[START]
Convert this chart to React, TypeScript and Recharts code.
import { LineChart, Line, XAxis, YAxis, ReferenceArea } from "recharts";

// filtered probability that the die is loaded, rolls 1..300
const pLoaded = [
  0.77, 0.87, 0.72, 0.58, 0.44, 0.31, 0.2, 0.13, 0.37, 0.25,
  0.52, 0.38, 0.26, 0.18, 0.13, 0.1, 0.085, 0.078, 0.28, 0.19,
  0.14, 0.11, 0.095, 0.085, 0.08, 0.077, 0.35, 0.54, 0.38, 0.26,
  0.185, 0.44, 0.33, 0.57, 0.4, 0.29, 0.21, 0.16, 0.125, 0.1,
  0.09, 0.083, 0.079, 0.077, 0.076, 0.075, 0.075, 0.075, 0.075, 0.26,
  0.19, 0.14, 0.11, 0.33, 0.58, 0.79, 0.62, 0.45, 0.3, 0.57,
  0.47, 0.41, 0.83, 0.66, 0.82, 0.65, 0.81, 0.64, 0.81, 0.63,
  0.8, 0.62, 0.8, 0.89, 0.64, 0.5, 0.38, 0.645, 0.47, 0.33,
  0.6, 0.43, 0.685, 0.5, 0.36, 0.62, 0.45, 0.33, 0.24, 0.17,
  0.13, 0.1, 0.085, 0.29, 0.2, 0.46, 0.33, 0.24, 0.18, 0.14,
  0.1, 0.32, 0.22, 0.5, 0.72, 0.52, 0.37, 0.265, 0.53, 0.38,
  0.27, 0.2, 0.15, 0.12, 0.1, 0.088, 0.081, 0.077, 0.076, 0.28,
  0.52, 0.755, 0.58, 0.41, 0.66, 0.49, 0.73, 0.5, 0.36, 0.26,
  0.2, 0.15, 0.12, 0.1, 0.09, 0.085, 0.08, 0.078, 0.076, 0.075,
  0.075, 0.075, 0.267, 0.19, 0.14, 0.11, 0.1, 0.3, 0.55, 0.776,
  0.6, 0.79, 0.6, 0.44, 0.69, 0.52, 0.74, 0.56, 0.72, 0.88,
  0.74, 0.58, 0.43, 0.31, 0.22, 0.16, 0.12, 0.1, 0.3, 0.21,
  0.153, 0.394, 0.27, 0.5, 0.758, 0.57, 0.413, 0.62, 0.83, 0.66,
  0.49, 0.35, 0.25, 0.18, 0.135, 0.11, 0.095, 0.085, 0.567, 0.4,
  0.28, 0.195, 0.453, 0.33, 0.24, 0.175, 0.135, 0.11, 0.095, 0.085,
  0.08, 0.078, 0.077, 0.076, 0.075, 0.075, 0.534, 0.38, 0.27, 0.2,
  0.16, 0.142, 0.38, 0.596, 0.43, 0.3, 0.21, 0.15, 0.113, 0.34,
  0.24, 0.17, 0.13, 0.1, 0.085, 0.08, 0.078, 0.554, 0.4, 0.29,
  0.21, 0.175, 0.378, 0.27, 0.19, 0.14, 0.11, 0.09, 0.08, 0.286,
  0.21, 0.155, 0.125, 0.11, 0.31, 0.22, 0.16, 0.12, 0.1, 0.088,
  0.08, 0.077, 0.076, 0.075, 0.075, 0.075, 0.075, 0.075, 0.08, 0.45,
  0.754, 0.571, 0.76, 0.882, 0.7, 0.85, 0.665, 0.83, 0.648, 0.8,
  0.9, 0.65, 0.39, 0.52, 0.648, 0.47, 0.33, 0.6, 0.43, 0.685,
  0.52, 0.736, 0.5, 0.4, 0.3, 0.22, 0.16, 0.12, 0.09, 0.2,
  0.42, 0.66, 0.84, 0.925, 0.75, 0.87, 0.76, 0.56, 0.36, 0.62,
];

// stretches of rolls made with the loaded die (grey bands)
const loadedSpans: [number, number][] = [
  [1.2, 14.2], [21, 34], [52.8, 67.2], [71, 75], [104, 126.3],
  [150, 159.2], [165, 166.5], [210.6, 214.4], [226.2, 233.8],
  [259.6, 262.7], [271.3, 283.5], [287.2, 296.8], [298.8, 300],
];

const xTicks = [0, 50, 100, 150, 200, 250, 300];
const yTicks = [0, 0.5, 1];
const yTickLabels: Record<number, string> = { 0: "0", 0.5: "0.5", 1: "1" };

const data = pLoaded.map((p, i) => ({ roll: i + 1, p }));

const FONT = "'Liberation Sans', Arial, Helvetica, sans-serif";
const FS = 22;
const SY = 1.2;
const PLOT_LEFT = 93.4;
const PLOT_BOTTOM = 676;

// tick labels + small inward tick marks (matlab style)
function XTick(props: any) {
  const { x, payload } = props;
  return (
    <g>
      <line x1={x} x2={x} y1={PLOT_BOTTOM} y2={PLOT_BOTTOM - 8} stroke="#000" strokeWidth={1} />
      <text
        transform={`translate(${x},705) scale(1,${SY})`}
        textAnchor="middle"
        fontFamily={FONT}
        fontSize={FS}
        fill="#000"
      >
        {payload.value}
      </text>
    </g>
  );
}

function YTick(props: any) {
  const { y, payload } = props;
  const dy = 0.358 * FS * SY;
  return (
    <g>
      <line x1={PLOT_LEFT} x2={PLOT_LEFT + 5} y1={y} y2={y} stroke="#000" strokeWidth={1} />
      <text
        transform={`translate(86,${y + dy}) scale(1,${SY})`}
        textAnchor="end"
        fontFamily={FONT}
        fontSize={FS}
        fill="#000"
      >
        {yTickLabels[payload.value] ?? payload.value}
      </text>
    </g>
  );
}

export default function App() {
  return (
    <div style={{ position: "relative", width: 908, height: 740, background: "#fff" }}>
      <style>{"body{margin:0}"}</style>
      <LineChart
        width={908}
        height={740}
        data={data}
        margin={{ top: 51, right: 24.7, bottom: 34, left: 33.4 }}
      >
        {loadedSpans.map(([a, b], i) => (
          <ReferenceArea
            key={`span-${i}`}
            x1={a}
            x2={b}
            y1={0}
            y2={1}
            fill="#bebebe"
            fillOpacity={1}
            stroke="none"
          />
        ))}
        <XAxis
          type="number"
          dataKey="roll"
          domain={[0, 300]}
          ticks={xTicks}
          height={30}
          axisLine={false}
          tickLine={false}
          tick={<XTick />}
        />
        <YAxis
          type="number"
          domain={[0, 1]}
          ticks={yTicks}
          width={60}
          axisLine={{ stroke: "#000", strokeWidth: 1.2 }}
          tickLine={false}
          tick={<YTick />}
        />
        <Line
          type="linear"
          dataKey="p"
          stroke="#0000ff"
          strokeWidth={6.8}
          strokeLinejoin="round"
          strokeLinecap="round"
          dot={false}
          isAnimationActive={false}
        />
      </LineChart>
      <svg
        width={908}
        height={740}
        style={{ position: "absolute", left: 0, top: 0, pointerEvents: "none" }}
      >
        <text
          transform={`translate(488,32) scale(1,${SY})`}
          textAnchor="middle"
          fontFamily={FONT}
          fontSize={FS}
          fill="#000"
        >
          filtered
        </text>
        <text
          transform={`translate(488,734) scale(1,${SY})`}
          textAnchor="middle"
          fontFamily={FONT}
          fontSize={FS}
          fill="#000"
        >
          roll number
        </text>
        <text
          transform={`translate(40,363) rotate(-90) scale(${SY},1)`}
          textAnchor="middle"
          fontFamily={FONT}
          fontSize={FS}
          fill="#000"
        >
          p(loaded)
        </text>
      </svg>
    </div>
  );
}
[END]
Return only the lines from the beginning of the material up to and including the line with "XAxis, YAxis, ReferenceArea", exactly as written.

### The answer
Convert this chart to React, TypeScript and Recharts code.
import { LineChart, Line, XAxis, YAxis, ReferenceArea } from "recharts";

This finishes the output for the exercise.